Their reasoning includes expectations that weakening the U.S. megacaps will help bolster the relative attractiveness of Chinese technology companies, which are continuing to invest in areas of growth. Meantime, the growing uncertainty over prospects for the U.S. sector could send buyers to their cheaper Chinese peers which are still being championed by the government in Beijing.

“The structural trend for China tech remains intact,” said Edward Lim, chief investment officer at Covenant Capital Pte. in Singapore. The sector trades on lower valuations and with higher growth prospects than the U.S. and it faces lesser regulatory risk from its own authorities, he added.

The MSCI China Information Technology Index has risen 45% this year, versus a 32% gain in the Nasdaq Composite. It trades on 27 times 12-month forward earnings, compared to 32 times for its U.S. counterpart.

Different Strokes

The prospect of the Republicans losing the Senate in next month’s U.S. election has focused attention on a report from the antitrust panel of the Democrat-controlled House Judiciary Committee last week, which recommended curbing the powers of U.S. technology giants including Amazon.com Inc. and Alphabet Inc.’s Google. European Union regulators are also reportedly eyeing the sector for tougher regulation.

The adversarial stance in the U.S. and Europe contrasts markedly with the approach of Chinese authorities, who meet this month to draft their economic and social policies for the next five years. The Communist Party plenum is expected to roll out a fresh plan to nurture the domestic technology sector, according to Bloomberg Intelligence.

The plenum is likely to focus on migrating demand from goods to services and emphasize self-sufficiency in imports including electronics, which should bolster the case for owning stocks in the technology sector, according to Tai Hui, chief market strategist for Asia-Pacific at JPMorgan Asset Management. “That’s been a theme we’ve been advocating for some time and it would be nice for the 14th Five-Year Plan to reiterate,” he said.

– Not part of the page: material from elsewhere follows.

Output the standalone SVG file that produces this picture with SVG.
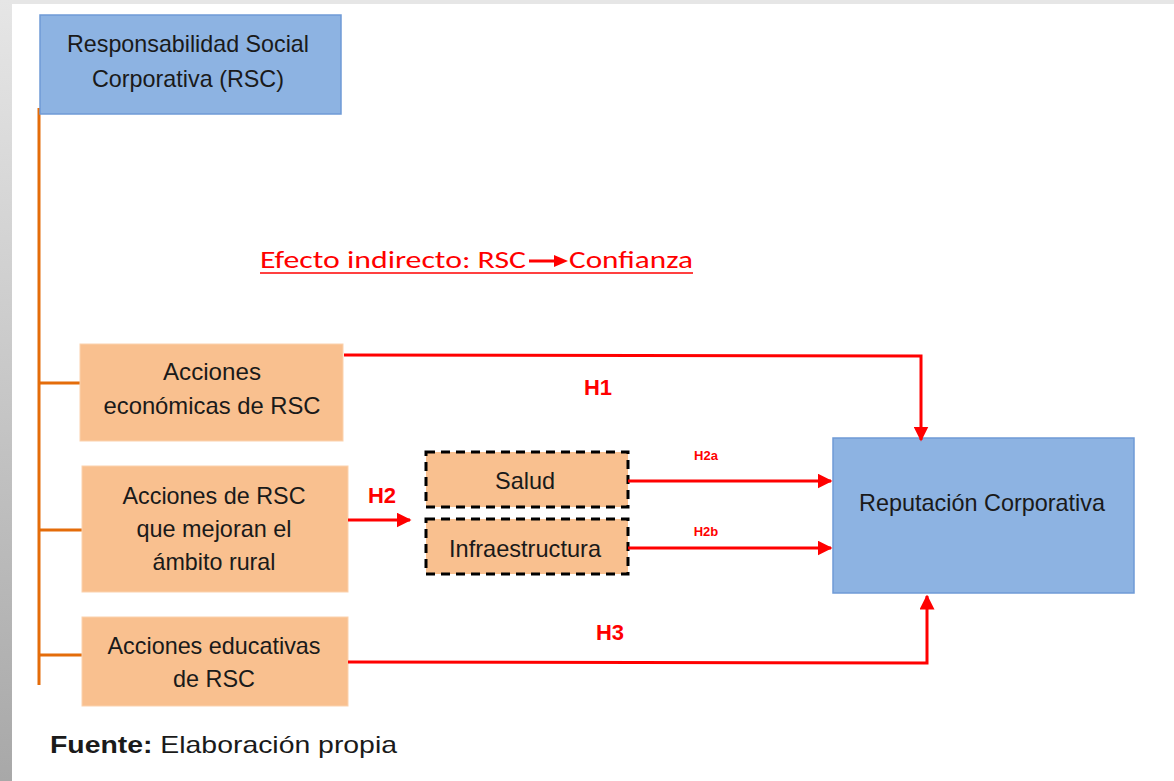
<svg xmlns="http://www.w3.org/2000/svg" width="1174" height="781" viewBox="0 0 1174 781">
  <defs>
    <linearGradient id="sideShade" x1="0" y1="0" x2="0" y2="1">
      <stop offset="0" stop-color="#e6e6e6"/>
      <stop offset="1" stop-color="#a8a8a8"/>
    </linearGradient>
    <marker id="arrowRed" viewBox="0 0 10 10" refX="9" refY="5" markerWidth="5" markerHeight="5" orient="auto" markerUnits="strokeWidth">
      <path d="M0,0 L10,5 L0,10 Z" fill="#ff0000"/>
    </marker>
    <style>
      .lbl { font-family: "Liberation Sans", Arial, sans-serif; font-size: 24px; fill: #1a1a1a; text-anchor: middle; }
      .hyp { font-family: "Liberation Sans", Arial, sans-serif; font-weight: bold; fill: #ff0000; text-anchor: middle; }
      .blue { fill: #8db3e2; stroke: #6f9ad6; stroke-width: 1.5; }
      .peach { fill: #f9c08f; stroke: #fbd2ad; stroke-width: 1; }
      .dash { fill: #f9c08f; stroke: #000; stroke-width: 3; stroke-dasharray: 9 6; }
      .branch { stroke: #e46c0a; stroke-width: 3; fill: none; }
      .link { stroke: #ff0000; stroke-width: 3; fill: none; marker-end: url(#arrowRed); }
    </style>
  </defs>

  <!-- page frame -->
  <rect x="0" y="0" width="1174" height="781" fill="#ffffff"/>
  <rect x="0" y="0" width="1174" height="4" fill="#e6e6e6"/>
  <rect x="0" y="0" width="12" height="781" fill="url(#sideShade)"/>

  <!-- tree of CSR action types -->
  <g id="tree" class="branch">
    <line x1="39" y1="108" x2="39" y2="685"/>
    <line x1="39" y1="383" x2="80" y2="383"/>
    <line x1="39" y1="530" x2="82" y2="530"/>
    <line x1="39" y1="655" x2="82" y2="655"/>
  </g>

  <g id="rsc">
    <rect class="blue" x="40" y="15" width="301" height="99"/>
    <text class="lbl" x="188" y="52" textLength="242" lengthAdjust="spacingAndGlyphs">Responsabilidad Social</text>
    <text class="lbl" x="188" y="87" textLength="192" lengthAdjust="spacingAndGlyphs">Corporativa (RSC)</text>
  </g>

  <g id="efecto">
    <text x="260" y="268" font-family="Carlito, 'Liberation Sans', sans-serif" font-size="24" fill="#ff0000" textLength="266" lengthAdjust="spacingAndGlyphs">Efecto indirecto: RSC</text>
    <line x1="529" y1="261" x2="556" y2="261" stroke="#ff0000" stroke-width="3"/>
    <path d="M554,255 L568,261 L554,267 Z" fill="#ff0000"/>
    <text x="569" y="268" font-family="Carlito, 'Liberation Sans', sans-serif" font-size="24" fill="#ff0000" textLength="124" lengthAdjust="spacingAndGlyphs">Confianza</text>
    <line x1="260" y1="273" x2="693" y2="273" stroke="#ff0000" stroke-width="1.5"/>
  </g>

  <g id="economicas">
    <rect class="peach" x="80" y="344" width="263" height="97"/>
    <text class="lbl" x="212" y="380" textLength="98" lengthAdjust="spacingAndGlyphs">Acciones</text>
    <text class="lbl" x="212" y="414" textLength="217" lengthAdjust="spacingAndGlyphs">económicas de RSC</text>
  </g>

  <g id="rural">
    <rect class="peach" x="82" y="466" width="266" height="126"/>
    <text class="lbl" x="214" y="504" textLength="183" lengthAdjust="spacingAndGlyphs">Acciones de RSC</text>
    <text class="lbl" x="214" y="537" textLength="155" lengthAdjust="spacingAndGlyphs">que mejoran el</text>
    <text class="lbl" x="214" y="570" textLength="123" lengthAdjust="spacingAndGlyphs">ámbito rural</text>
  </g>

  <g id="educativas">
    <rect class="peach" x="82" y="617" width="266" height="89"/>
    <text class="lbl" x="214" y="654" textLength="213" lengthAdjust="spacingAndGlyphs">Acciones educativas</text>
    <text class="lbl" x="214" y="687" textLength="82" lengthAdjust="spacingAndGlyphs">de RSC</text>
  </g>

  <g id="salud">
    <rect class="dash" x="426" y="452" width="202" height="55"/>
    <text class="lbl" x="525" y="489" textLength="60" lengthAdjust="spacingAndGlyphs">Salud</text>
  </g>

  <g id="infraestructura">
    <rect class="dash" x="426" y="519" width="202" height="55"/>
    <text class="lbl" x="525" y="557" textLength="152" lengthAdjust="spacingAndGlyphs">Infraestructura</text>
  </g>

  <g id="reputacion">
    <rect class="blue" x="833" y="438" width="301" height="155"/>
    <text class="lbl" x="982" y="511" textLength="246" lengthAdjust="spacingAndGlyphs">Reputación Corporativa</text>
  </g>

  <!-- hypothesis links -->
  <g id="connectors">
    <polyline class="link" points="344,355 921,356 921,440"/>
    <line class="link" x1="348" y1="520" x2="410" y2="520"/>
    <line class="link" x1="628" y1="481" x2="831" y2="481"/>
    <line class="link" x1="628" y1="548" x2="831" y2="548"/>
    <polyline class="link" points="348,662 927,663 927,596"/>
  </g>

  <g id="labels">
    <text class="hyp" x="598" y="395" font-size="22">H1</text>
    <text class="hyp" x="382" y="503" font-size="22">H2</text>
    <text class="hyp" x="706" y="460" font-size="13">H2a</text>
    <text class="hyp" x="706" y="536" font-size="13">H2b</text>
    <text class="hyp" x="610" y="640" font-size="22">H3</text>
  </g>

  <text x="50" y="753" font-family="'Liberation Sans', Arial, sans-serif" font-size="24" fill="#1a1a1a" textLength="347" lengthAdjust="spacingAndGlyphs"><tspan font-weight="bold">Fuente:</tspan> Elaboración propia</text>
</svg>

The U.S. is in a “blood sport race” with China over technology and the economy, and companies like Alibaba Group Holding are likely to continue investing billions of dollars in artificial intelligence, cloud computing and 5G networks, said Robert Gillam, chief executive officer at McKinley Capital. “Is China going to dismantle their national champions?”

China Attack

To be sure, there has been no shortage of attacks on Chinese tech companies by the Trump administration leading up to the election. Huawei Technologies Co., Semiconductor Manufacturing International Corp., Tencent Holdings Ltd. and Ant Group Co. have all been caught in the cross-hairs of the U.S. government in recent months.

And for McKinley’s Gillam, the success and continued investments of China’s tech stars makes it unlikely that Congress will seek to rein in America’s tech titans.

But from the antitrust standpoint, Chinese technology stocks have less risk compared with their U.S. peers, which is positive for their performance in the months ahead, said Jian Shi Cortesi, a fund manager at GAM Investment Management in Zurich.

BNP Paribas Asset Management’s senior investment strategist Daniel Morris agrees, and suggested that the Democrats pose a bigger threat to the technology sector than the Republicans, in a recent interview.

“More regulation, generally you’d assume, would benefit Chinese technology companies,” he said. “You’re weakening the U.S. behemoths, and that should provide an opportunity.”